Aims and objectives. To describe healthcare providers’ views on depression and its prevention in older people.
Background. There is an urgent need to develop public health approaches to depression prevention in older adults because of the growing older population and the high rate of depression among community-dwelling older adults in Taiwan. Prior studies have focused on the prevalence of and risk factors for depression in Taiwanese community-dwelling older adults. Research from the viewpoints of prevention and healthcare providers is needed to guide these approaches.
Design. A qualitative study involving semi-structured interviews.
Methods. A purposive sample of 25 healthcare providers was recruited from a city in northern Taiwan. Data were collected through in-depth individual interviews and analysed using thematic analysis.
Results.
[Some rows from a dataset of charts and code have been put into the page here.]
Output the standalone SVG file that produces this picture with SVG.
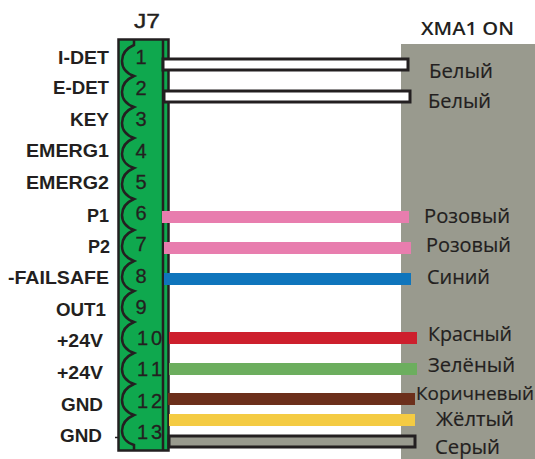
<svg xmlns="http://www.w3.org/2000/svg" width="535" height="459" viewBox="0 0 535 459">
<style>
.l{font:bold 18px "Liberation Sans",sans-serif;fill:#231f20}
.n{font:20px "Liberation Sans",sans-serif;fill:#231f20;stroke:#231f20;stroke-width:.3}
.c{font:20px "Open Sans","Liberation Sans",sans-serif;fill:#231f20;stroke:#231f20;stroke-width:.2}
.o{fill:#fff;stroke:#231f20;stroke-width:3}
.s{fill:none;stroke:#231f20;stroke-width:2.5}
</style>
<rect id="panel" x="401" y="44" width="134" height="415" fill="#999a8e"/>
<g id="J7">
<rect x="118.500" y="39.500" width="50" height="411" fill="#0fa84e" stroke="#231f20" stroke-width="2.500"/>
<path class="s" d="M163 39V450"/>
<path class="s" d="M134 39V45C118 52 118 70 134 76C118 83 118 101 134 107C118 114 118 132 134 138C118 145 118 163 134 168C118 175 118 193 134 199C118 206 118 224 134 230C118 237 118 255 134 261C118 268 118 286 134 291C118 298 118 316 134 322C118 329 118 347 134 353C118 360 118 378 134 384C118 391 118 409 134 415C118 422 118 440 134 445V451"/>
<path d="M115 437.500H118" stroke="#231f20" stroke-width="1.500"/>
<g text-anchor="middle">
<text class="n" x="141" y="64">1</text><text class="n" x="141" y="95">2</text><text class="n" x="141" y="126">3</text><text class="n" x="141" y="158">4</text><text class="n" x="141" y="189">5</text><text class="n" x="141" y="220">6</text><text class="n" x="141" y="251">7</text><text class="n" x="141" y="283">8</text><text class="n" x="141" y="314">9</text></g>
<text class="n" x="137" y="345" textLength="25">10</text><text class="n" x="137" y="376" textLength="25">11</text><text class="n" x="137" y="408" textLength="25">12</text><text class="n" x="137" y="439" textLength="25">13</text>
<text x="134" y="28" textLength="26" lengthAdjust="spacingAndGlyphs" style="font:21px 'Liberation Sans',sans-serif;fill:#231f20;stroke:#231f20;stroke-width:.4">J7</text>
</g>
<g id="labels">
<text class="l" x="58" y="64" textLength="51" lengthAdjust="spacingAndGlyphs">I-DET</text>
<text class="l" x="53" y="94" textLength="56" lengthAdjust="spacingAndGlyphs">E-DET</text>
<text class="l" x="70" y="126" textLength="39" lengthAdjust="spacingAndGlyphs">KEY</text>
<text class="l" x="26" y="157" textLength="83" lengthAdjust="spacingAndGlyphs">EMERG1</text>
<text class="l" x="26" y="189" textLength="83" lengthAdjust="spacingAndGlyphs">EMERG2</text>
<text class="l" x="87" y="222" textLength="22" lengthAdjust="spacingAndGlyphs">P1</text>
<text class="l" x="88" y="253" textLength="22" lengthAdjust="spacingAndGlyphs">P2</text>
<text class="l" x="8" y="284" textLength="101" lengthAdjust="spacingAndGlyphs">-FAILSAFE</text>
<text class="l" x="56" y="316" textLength="50" lengthAdjust="spacingAndGlyphs">OUT1</text>
<text class="l" x="57" y="347" textLength="46" lengthAdjust="spacingAndGlyphs">+24V</text>
<text class="l" x="57" y="379" textLength="46" lengthAdjust="spacingAndGlyphs">+24V</text>
<text class="l" x="61" y="411" textLength="42" lengthAdjust="spacingAndGlyphs">GND</text>
<text class="l" x="60" y="442" textLength="42" lengthAdjust="spacingAndGlyphs">GND</text>
<text x="421" y="35" textLength="93" lengthAdjust="spacingAndGlyphs" style="font:600 18px 'Open Sans','Liberation Sans',sans-serif;fill:#231f20">XMA1 ON</text>
</g>
<g id="connectors">
<rect class="o" x="163" y="59" width="245" height="11"/>
<rect class="o" x="164" y="91" width="246" height="11"/>
<rect x="162" y="211" width="247" height="12" fill="#e87dae"/>
<rect x="164" y="242" width="247" height="12" fill="#e87dae"/>
<rect x="164" y="273" width="247" height="12" fill="#0f75bc"/>
<rect x="169" y="332" width="248" height="12" fill="#cd1f2d"/>
<rect x="169" y="363" width="248" height="12" fill="#6cae5e"/>
<rect x="168" y="393" width="247" height="12" fill="#6c2f1b"/>
<rect x="169" y="414" width="246" height="12" fill="#f4cb43"/>
<rect x="169" y="436" width="246" height="11" fill="#999a8e" stroke="#231f20" stroke-width="3"/>
</g>
<g id="wire-labels">
<text class="c" x="429" y="78" textLength="64" lengthAdjust="spacingAndGlyphs">Белый</text>
<text class="c" x="428" y="108" textLength="63" lengthAdjust="spacingAndGlyphs">Белый</text>
<text class="c" x="424" y="223" textLength="86" lengthAdjust="spacingAndGlyphs">Розовый</text>
<text class="c" x="426" y="252" textLength="85" lengthAdjust="spacingAndGlyphs">Розовый</text>
<text class="c" x="427" y="284" textLength="63" lengthAdjust="spacingAndGlyphs">Синий</text>
<text class="c" x="428" y="341" textLength="84" lengthAdjust="spacingAndGlyphs">Красный</text>
<text class="c" x="428" y="372" textLength="87" lengthAdjust="spacingAndGlyphs">Зелёный</text>
<text class="c" x="416" y="400" style="font-size:19px" textLength="118" lengthAdjust="spacingAndGlyphs">Коричневый</text>
<text class="c" x="436" y="426" textLength="78" lengthAdjust="spacingAndGlyphs">Жёлтый</text>
<text class="c" x="435" y="453.500" textLength="65" lengthAdjust="spacingAndGlyphs">Серый</text>
</g>
</svg>
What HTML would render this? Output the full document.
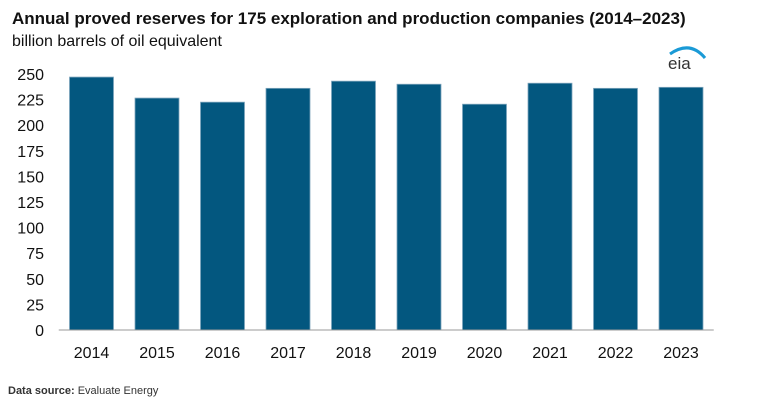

Results were embedded within four major themes: lack of children’s support, maladaptation to distressing life circumstances in late life, innate vulnerability in the individuals and being unaware of or reluctant to accept an illness.
Conclusions. Participants’ accounts of depression and its prevention were conceptualised within the family and socio-cultural contexts older adults lived in. Lack of children’s support was reported as a main contributor to depression in older adults. Society was reported as the main context in which depression prevention intervention should take place. Communal activities were described as important for mental wellness and depression prevention.
Relevance to clinical practice. Study findings show how family, Chinese culture and socio-economic circumstances influence accounts of depression and its prevention in older adults. Attention to the cultural construction of meanings may help extend our vision beyond a focus on the biomedical discourse and promote innovative ways of tackling depression that match the policy goals with the needs of older adults and community.